Duolingo, Shares

Duolingo Shares Present a Compelling Opportunity, Analysts Argue

05.01.2026 - 19:11:06

Duolingo Registered (A) US26603R1068

Despite a significant downturn in recent months, the stock of language-learning platform Duolingo is attracting bullish attention from major financial institutions. Bank of America has upgraded its stance on the company, suggesting the market may have overcorrected and that a recovery could be on the horizon.

Bank of America’s research team has shifted its rating for Duolingo Registered (A) from "Neutral" to "Buy," simultaneously establishing a fresh price target of $250. This new target implies a potential upside of approximately 42% from current trading levels. The analysts base their optimistic view on the platform's distinctive market position, arguing that its value as an entertainment product is not fully reflected in current growth projections. They point to exceptional user loyalty—around 95% of annual subscribers remain with the app—and its direct competitiveness with mobile gaming as indicators of robust future monetization potential.

This upgrade arrives at a pivotal moment for the stock. Shares are currently trading nearly 70% below their all-time high reached in May 2025 and have shed close to 45% of their value over the preceding 90 days. The "Buy" recommendation, therefore, stands in stark contrast to the recent weak price action.

Should investors sell immediately? Or is it worth buying Duolingo Registered (A)?

Strong Fundamentals Contrast with Insider Activity

The company’s underlying business performance provides substantial grounds for confidence. Its quarterly results for November 2025 were solid, revealing a year-over-year revenue surge of over 41% to $271.7 million, accompanied by a notable net margin of about 40%. This operational strength creates a clear divergence from the stock's negative trajectory.

However, investors are also monitoring considerable selling activity by corporate insiders, which has introduced a note of caution. During the third quarter of 2025, insiders disposed of shares worth more than $23 million, a trend that continued into the following quarter. These transactions have generated uncertainty, casting a shadow over an otherwise sturdy financial profile.

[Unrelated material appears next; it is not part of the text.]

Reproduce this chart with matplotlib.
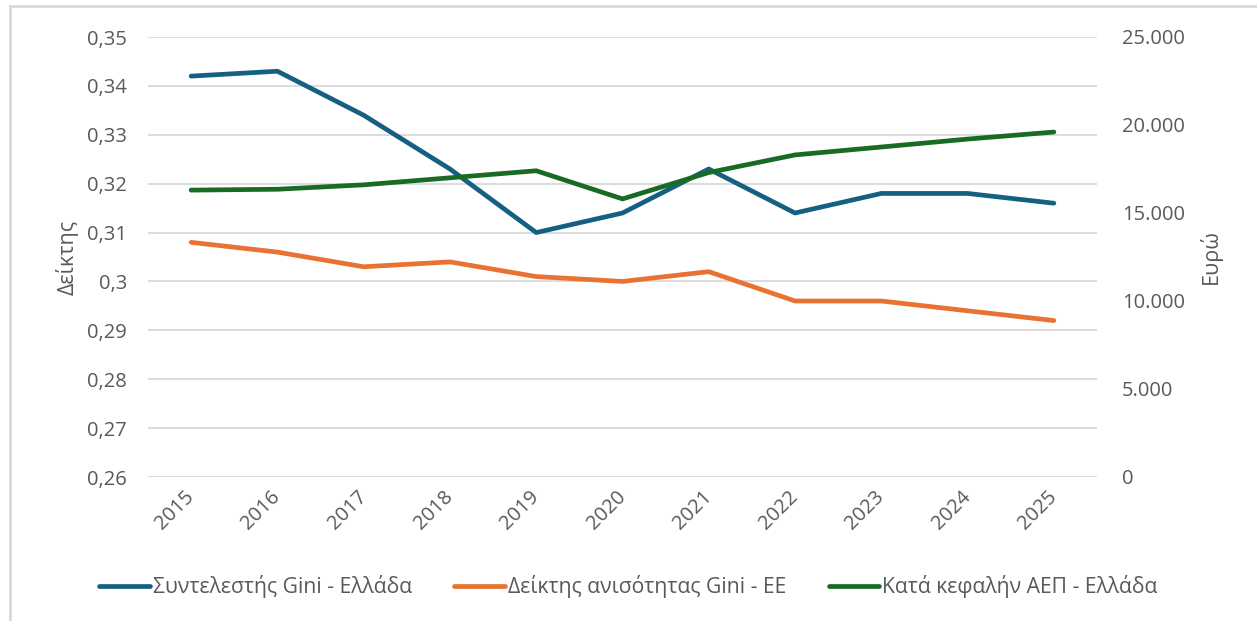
import matplotlib.pyplot as plt
from matplotlib.lines import Line2D
from matplotlib.ticker import FuncFormatter
import numpy as np

plt.rcParams['font.family'] = ['Open Sans', 'DejaVu Sans']

years = ['2015', '2016', '2017', '2018', '2019', '2020', '2021', '2022', '2023', '2024', '2025']
gini_gr = [0.342, 0.343, 0.334, 0.323, 0.310, 0.314, 0.323, 0.314, 0.318, 0.318, 0.316]
gini_eu = [0.308, 0.306, 0.303, 0.304, 0.301, 0.300, 0.302, 0.296, 0.296, 0.294, 0.292]
gdp_gr = [16300, 16350, 16600, 17000, 17400, 15800, 17300, 18300, 18750, 19200, 19600]

label_gr = 'Συντελεστής Gini - Ελλάδα'
label_eu = 'Δείκτης ανισότητας Gini - ΕΕ'
label_gdp = 'Κατά κεφαλήν ΑΕΠ - Ελλάδα'

c_blue = '#156082'
c_orange = '#E97132'
c_green = '#196B24'
txt = '#595959'
grid = '#D9D9D9'

fig = plt.figure(figsize=(12.57, 6.21), dpi=100)
ax1 = fig.add_axes([148 / 1257, 1 - 477 / 621, (1097 - 148) / 1257, 440 / 621])
ax2 = ax1.twinx()

x = np.arange(len(years))
l1, = ax1.plot(x, gini_gr, color=c_blue, lw=3.4, label=label_gr, solid_capstyle='round')
l2, = ax1.plot(x, gini_eu, color=c_orange, lw=3.4, label=label_eu, solid_capstyle='round')
l3, = ax2.plot(x, gdp_gr, color=c_green, lw=3.4, label=label_gdp, solid_capstyle='round')

ax1.set_ylim(0.26, 0.35)
ax1.set_yticks(np.arange(0.26, 0.3501, 0.01))
ax1.yaxis.set_major_formatter(FuncFormatter(lambda v, p: ('%g' % round(v, 2)).replace('.', ',')))
ax2.set_ylim(0, 25000)
ax2.set_yticks(np.arange(0, 25001, 5000))
ax2.yaxis.set_major_formatter(FuncFormatter(lambda v, p: '{:,.0f}'.format(v).replace(',', '.')))
ax1.set_xlim(-0.5, len(years) - 0.5)
ax1.set_xticks(x)
ax1.set_xticklabels(years, rotation=45, ha='right', va='center', rotation_mode='anchor')

ax1.grid(axis='y', color=grid, lw=1.3)
ax1.set_axisbelow(True)
for a in (ax1, ax2):
    for s in a.spines.values():
        s.set_visible(False)
    a.tick_params(length=0, colors=txt, labelsize=14.5)
ax1.tick_params(axis='y', pad=15)
ax2.tick_params(axis='y', pad=18)
ax1.tick_params(axis='x', pad=12)

ax1.set_ylabel('Δείκτης', color=txt, fontsize=15.5, labelpad=6)
ax2.set_ylabel('Ευρώ', color=txt, fontsize=15.5, rotation=90, labelpad=10)

fig.legend(handles=[l1, l2, l3], loc='center', bbox_to_anchor=(0.5, 1 - 587 / 621),
           ncol=3, frameon=False, fontsize=15.2, labelcolor=txt,
           handlelength=2.4, handletextpad=0.15, columnspacing=2.0)

# outer chart border
fig.add_artist(Line2D([10 / 1257, 1], [1 - 6 / 621, 1 - 6 / 621], color=grid, lw=2))
fig.add_artist(Line2D([10 / 1257, 10 / 1257], [0, 1 - 6 / 621], color=grid, lw=2))

fig.savefig('out.png', dpi=100)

While the consensus price target among analysts remains significantly higher at over $325, Bank of America’s upgrade reinforces the perspective that the recent sell-off may have been excessive. The market now faces the task of balancing the demonstrated revenue momentum against persistent insider sales and the prevailing technical downtrend. The upcoming quarterly earnings reports will be crucial in determining whether the growth narrative remains intact.